4 aprile 2020
Gli psicologi sono anch’essi al fronte nella guerra al coronavirus. Lo sono negli studi privati,
dove lavorano via Skype, videochiamate, telefono; sperimentano le angosce di morte della
pandemia; s’interrogano su quanto destabilizzi l’incertezza su «quando finirà». Lo sono nelle
istituzioni. L’Ordine degli psicologi della Lombardia ha varato il «Progetto emergenza Covid-19» a supporto di colleghi, enti locali, Protezione Civile. Le società analitiche hanno invitato i soci a offrirsi per l’ascolto di medici, infermieri, volontari. È cresciuta la convinzione che tamponare gli stress da guerre, catastrofi, migrazioni, violenze di massa è fondamentale, ma non basta. La psicologia dell’emergenza va pensata insieme al dopo: cosa sarà di donne e uomini segnati nel corpo e nell’anima, come ricostruire la psiche oltre all’economia. Una bomba a orologeria per la psiche di individui e la convivenza.
La sfida al Covid-19 sta nella cura che contenga in sé un’immagine del domani. Psicoterapeuti e psicoanalisti cominciano a figurarsi alcune prospettive alla luce delle drammatiche settimane in cui si son resi conto che stava accadendo qualcosa per cui essi stessi, specialisti nel dare senso a ciò che turba, non erano attrezzati; che Freud e Jung e le relative scuole erano un patrimonio, ma altra la realtà da affrontare; che ci si sentiva impotenti dinanzi a pazienti smarriti dal buio circa il futuro per sé, i figli, il Paese. A un mese dall’impatto dello «state a casa» emergono indicazioni per il lavoro prossimo. Ecco alcune piste.
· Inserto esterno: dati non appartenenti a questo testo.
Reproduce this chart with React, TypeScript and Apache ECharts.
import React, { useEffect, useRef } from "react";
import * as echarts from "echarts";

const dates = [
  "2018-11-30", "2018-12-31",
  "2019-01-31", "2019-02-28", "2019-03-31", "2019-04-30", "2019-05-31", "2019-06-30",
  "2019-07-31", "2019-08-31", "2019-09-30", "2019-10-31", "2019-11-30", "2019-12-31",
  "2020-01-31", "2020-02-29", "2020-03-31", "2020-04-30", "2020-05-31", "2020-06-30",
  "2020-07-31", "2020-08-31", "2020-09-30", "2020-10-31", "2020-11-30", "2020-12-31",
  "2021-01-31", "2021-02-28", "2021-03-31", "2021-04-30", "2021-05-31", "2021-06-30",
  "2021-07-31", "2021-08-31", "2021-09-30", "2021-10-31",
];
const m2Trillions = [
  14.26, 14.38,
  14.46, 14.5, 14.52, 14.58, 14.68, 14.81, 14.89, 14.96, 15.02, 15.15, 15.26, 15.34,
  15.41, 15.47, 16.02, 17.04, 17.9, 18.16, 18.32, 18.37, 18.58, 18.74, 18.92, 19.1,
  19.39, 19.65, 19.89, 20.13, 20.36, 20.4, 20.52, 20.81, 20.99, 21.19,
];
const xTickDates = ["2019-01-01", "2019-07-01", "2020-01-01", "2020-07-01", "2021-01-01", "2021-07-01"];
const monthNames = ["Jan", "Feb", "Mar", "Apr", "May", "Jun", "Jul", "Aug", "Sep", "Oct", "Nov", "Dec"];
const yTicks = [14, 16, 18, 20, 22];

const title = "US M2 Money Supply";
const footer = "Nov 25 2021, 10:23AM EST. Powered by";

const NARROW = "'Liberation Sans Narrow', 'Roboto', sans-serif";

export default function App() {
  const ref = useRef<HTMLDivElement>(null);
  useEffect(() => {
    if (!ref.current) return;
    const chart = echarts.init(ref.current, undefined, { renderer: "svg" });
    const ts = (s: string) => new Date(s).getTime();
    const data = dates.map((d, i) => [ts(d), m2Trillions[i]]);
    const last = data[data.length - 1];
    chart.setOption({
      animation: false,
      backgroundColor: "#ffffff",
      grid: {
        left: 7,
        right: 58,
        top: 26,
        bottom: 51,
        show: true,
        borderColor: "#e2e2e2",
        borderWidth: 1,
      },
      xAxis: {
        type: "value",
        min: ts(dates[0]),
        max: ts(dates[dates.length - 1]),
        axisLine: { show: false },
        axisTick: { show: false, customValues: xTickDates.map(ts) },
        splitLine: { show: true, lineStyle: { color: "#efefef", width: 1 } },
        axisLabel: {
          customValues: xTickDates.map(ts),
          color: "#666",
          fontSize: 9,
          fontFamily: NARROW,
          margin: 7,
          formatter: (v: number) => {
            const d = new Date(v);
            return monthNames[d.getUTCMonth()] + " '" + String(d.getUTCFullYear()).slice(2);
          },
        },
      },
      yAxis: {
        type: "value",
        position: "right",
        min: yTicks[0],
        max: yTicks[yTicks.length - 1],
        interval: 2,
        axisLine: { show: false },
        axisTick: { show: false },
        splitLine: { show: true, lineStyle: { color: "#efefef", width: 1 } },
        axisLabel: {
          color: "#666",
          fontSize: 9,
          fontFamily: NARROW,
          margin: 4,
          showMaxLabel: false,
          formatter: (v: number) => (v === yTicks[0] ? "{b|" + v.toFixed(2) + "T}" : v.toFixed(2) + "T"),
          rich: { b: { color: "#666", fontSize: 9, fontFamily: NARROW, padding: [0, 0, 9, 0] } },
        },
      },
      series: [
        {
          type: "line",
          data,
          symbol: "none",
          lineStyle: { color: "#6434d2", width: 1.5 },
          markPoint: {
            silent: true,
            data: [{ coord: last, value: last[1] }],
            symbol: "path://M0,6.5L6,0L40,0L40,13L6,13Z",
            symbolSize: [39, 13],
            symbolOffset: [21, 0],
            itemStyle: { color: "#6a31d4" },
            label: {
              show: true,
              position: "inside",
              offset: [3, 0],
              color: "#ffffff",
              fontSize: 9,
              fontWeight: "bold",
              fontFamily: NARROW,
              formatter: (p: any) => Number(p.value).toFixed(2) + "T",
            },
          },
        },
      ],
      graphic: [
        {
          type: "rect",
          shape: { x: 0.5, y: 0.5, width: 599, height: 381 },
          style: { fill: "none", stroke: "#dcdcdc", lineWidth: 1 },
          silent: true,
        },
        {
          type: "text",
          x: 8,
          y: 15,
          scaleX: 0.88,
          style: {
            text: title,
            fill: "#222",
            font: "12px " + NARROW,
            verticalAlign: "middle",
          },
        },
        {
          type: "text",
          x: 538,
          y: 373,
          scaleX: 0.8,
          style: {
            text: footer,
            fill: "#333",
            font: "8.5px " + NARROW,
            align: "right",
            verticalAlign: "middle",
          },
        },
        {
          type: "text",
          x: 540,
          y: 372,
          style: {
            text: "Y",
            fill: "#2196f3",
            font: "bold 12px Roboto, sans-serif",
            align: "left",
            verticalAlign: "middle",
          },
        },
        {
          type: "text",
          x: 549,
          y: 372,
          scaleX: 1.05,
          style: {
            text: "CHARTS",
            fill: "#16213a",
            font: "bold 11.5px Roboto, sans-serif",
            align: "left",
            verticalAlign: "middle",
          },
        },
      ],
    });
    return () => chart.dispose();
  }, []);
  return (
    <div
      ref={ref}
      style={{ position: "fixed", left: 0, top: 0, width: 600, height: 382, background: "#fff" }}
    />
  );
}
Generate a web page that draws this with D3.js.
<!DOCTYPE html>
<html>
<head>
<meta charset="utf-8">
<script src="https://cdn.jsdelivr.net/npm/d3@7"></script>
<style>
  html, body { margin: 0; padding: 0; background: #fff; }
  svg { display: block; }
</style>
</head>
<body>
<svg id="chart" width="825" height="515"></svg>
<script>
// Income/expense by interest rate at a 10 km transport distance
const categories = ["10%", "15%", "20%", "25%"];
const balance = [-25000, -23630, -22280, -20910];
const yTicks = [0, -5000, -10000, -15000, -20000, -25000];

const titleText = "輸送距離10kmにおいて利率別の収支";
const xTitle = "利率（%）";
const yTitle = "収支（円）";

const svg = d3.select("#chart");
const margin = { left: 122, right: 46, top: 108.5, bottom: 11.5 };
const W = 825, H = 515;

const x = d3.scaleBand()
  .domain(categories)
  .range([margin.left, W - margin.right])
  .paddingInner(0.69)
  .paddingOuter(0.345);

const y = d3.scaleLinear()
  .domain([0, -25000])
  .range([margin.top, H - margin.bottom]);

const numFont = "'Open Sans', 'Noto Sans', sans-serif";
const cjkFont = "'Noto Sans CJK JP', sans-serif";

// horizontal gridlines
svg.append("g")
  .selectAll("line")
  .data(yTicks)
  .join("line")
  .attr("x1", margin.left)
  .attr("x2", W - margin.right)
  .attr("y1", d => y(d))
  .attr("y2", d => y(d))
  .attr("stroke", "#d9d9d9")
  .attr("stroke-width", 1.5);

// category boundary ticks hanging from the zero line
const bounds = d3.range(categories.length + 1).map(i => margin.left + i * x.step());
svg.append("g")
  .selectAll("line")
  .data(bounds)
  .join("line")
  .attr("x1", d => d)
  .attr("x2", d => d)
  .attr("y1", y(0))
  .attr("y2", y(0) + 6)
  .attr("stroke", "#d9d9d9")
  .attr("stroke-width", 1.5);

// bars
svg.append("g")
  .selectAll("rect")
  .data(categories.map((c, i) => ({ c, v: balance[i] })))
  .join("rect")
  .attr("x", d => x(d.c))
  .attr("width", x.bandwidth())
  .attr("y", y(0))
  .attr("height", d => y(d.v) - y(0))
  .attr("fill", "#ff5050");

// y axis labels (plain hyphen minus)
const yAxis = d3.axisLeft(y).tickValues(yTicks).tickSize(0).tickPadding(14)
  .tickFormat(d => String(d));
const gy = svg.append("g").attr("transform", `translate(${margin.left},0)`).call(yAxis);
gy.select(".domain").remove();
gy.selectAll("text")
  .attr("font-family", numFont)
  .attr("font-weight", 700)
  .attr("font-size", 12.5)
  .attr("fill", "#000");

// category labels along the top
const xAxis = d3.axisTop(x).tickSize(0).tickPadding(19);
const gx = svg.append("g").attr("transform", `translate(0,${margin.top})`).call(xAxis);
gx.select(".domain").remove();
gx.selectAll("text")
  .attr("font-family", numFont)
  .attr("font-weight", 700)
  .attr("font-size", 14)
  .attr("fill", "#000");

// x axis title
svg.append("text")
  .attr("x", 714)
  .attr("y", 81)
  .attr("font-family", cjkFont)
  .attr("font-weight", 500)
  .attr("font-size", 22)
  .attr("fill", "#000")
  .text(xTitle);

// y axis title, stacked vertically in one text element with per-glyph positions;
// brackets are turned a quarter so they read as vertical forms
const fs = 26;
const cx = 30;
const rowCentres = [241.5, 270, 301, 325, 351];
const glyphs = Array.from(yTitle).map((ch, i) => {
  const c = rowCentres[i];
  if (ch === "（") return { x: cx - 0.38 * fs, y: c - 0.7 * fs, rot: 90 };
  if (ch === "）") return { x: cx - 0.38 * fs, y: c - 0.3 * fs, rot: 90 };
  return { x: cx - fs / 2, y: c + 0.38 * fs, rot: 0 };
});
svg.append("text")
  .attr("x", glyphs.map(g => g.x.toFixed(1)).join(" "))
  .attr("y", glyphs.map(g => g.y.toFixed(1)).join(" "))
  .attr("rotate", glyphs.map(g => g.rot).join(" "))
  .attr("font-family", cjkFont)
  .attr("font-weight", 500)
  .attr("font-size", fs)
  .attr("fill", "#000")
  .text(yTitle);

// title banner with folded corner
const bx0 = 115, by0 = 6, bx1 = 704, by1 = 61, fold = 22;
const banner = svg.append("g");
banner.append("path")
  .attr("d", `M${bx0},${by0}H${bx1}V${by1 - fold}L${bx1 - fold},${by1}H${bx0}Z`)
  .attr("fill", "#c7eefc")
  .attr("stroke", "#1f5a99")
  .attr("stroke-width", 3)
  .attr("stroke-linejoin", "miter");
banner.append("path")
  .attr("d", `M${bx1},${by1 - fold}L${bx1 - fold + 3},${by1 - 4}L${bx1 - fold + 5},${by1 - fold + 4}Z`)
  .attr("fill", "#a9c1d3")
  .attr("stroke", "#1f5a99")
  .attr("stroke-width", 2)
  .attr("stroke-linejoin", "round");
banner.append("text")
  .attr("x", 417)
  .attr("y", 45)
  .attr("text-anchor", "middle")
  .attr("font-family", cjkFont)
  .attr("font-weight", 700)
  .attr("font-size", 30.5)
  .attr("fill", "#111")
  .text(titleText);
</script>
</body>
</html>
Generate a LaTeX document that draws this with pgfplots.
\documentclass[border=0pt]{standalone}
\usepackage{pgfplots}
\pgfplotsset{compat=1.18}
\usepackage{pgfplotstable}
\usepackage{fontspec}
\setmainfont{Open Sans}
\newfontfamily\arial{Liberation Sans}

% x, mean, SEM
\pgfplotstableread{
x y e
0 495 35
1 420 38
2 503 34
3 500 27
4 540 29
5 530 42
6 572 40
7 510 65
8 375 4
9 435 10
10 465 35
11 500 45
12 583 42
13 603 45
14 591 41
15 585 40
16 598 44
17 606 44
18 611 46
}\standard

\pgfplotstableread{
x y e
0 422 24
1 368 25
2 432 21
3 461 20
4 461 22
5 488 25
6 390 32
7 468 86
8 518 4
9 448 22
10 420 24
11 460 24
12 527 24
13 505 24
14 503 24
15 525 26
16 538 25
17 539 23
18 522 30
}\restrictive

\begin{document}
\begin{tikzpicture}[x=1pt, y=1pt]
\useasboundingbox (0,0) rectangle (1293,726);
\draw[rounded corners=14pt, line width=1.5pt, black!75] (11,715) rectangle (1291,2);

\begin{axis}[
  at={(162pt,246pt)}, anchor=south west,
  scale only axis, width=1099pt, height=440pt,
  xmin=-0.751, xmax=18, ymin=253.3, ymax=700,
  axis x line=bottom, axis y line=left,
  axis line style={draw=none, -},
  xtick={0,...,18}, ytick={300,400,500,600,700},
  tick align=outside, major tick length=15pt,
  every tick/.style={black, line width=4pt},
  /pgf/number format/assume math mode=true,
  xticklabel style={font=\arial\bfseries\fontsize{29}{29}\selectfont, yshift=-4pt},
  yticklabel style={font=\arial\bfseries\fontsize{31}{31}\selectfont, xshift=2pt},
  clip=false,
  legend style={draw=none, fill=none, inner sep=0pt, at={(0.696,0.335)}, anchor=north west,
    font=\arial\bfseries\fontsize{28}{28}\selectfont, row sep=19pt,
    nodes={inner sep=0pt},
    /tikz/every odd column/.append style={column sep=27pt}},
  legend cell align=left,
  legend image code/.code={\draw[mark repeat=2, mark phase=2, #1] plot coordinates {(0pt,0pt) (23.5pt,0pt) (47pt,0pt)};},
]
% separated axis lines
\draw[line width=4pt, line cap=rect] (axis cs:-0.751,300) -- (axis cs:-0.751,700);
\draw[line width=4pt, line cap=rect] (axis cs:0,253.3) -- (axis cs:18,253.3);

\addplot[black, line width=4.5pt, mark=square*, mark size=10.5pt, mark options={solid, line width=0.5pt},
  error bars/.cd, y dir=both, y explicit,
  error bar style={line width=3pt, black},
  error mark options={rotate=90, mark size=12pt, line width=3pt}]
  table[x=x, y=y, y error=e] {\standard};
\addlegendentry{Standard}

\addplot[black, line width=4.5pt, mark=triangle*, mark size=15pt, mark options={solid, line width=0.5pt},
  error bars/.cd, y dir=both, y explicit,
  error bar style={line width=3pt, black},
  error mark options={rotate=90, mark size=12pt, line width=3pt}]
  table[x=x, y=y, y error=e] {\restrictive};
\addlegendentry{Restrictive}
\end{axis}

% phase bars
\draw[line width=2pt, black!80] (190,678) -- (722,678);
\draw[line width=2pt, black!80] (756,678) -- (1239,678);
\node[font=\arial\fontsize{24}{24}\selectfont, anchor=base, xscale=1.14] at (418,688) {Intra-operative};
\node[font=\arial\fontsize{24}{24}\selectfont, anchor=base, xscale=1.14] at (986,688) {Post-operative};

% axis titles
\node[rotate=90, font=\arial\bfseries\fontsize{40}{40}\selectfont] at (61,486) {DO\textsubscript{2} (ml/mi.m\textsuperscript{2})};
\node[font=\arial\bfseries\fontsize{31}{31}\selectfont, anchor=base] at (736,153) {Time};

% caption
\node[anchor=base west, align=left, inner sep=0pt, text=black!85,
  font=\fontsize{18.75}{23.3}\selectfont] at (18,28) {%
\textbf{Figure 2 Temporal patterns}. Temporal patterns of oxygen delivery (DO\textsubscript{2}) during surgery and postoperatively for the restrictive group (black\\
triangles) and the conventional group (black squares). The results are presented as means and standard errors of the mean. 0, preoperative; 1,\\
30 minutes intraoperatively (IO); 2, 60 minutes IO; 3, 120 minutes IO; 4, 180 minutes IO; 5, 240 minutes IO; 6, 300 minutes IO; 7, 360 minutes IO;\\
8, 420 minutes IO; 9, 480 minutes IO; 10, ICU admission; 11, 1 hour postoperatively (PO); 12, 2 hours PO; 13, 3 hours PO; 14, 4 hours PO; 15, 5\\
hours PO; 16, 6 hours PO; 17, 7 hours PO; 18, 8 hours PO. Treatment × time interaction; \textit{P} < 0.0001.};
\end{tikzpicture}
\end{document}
La prima va nella direzione di una riumanizzazione. Alla psicologia tocca operare un riequilibrio psichico di singoli e società dopo lo tsunami dei contagi che ha trasformato certezze in precarietà, messo in discussione modelli di sviluppo, mete sociali, stili di vita. Eventi tragici hanno ricollocato le persone al centro rispetto a interessi economici, finanziari, politici; restituito al soggetto il ruolo di protagonista: non solo utente, consumatore, cliente. Psicologia individuale e sociale dovranno attrezzarsi perché soggetti e comunità imparino a gestire un nuovo welfare, un privato che ha il limite nelle esigenze comuni, un nuovo umanesimo nella cultura, nella vita associativa, nella partecipazione alla cosa pubblica.
La seconda direzione punta a recuperare consapevolezza di quanto è preziosa la vita! Divenir coscienti d’essere sopravvissuti a un male che poteva portare anche me in una bara trasportata da camion militari darà forza e valore all’esistenza: vivere di tutti i giorni e prospettive di senso; gestione del corpo e dell’anima; percezione di limiti e potenzialità della condizione umana su una scala di valori da condividere e di destini comuni. Chi è sopravvissuto ha a disposizione psicologica ad attaccarsi a idee forti, per le quali merita stare al mondo e lottare. La sopravvivenza conferisce tonalità affettive capaci di tradurre le idee in scelte etiche, politiche, economiche.
La terza direzione fa rivalutare il tempo psicologico rispetto al tempo cronologico. È tempo
ritrovato che trasforma la reclusione dentro casa in tempo interno. Le relazioni forzate sono
occasioni per reinventare rapporti psicologici in famiglia, coi figli, con amici recuperati via social.
È il kairòs, il tempo da non lasciarsi scappare. Sono opportunità, creatività, riscoperte da cogliere al volo: la confidenza col mistero e l’imprevisto, forse con Dio.
La quarta direzione fa discernere tra mentalità e comportamenti. Questi possono essere
straordinari, come le raccolte fondi. Ma scemano a emergenza finita. Individui e socialità invece cambiano se diventano mentalità, assetto psicologico strutturato, se la solidarietà di una stagione è modo di vedere la vita e comportarsi, se da gesto occasionale l’offerta in danaro si fa psicologia del dono. Restituire alla collettività ciò che essa ci dà tutti i giorni e, se serve, nell’emergenza è una rivoluzione per la psiche, oltreché, ad esempio, una ragione per pagare tutti le tasse. Il cuore trasformato è la sconfitta del Covid-19.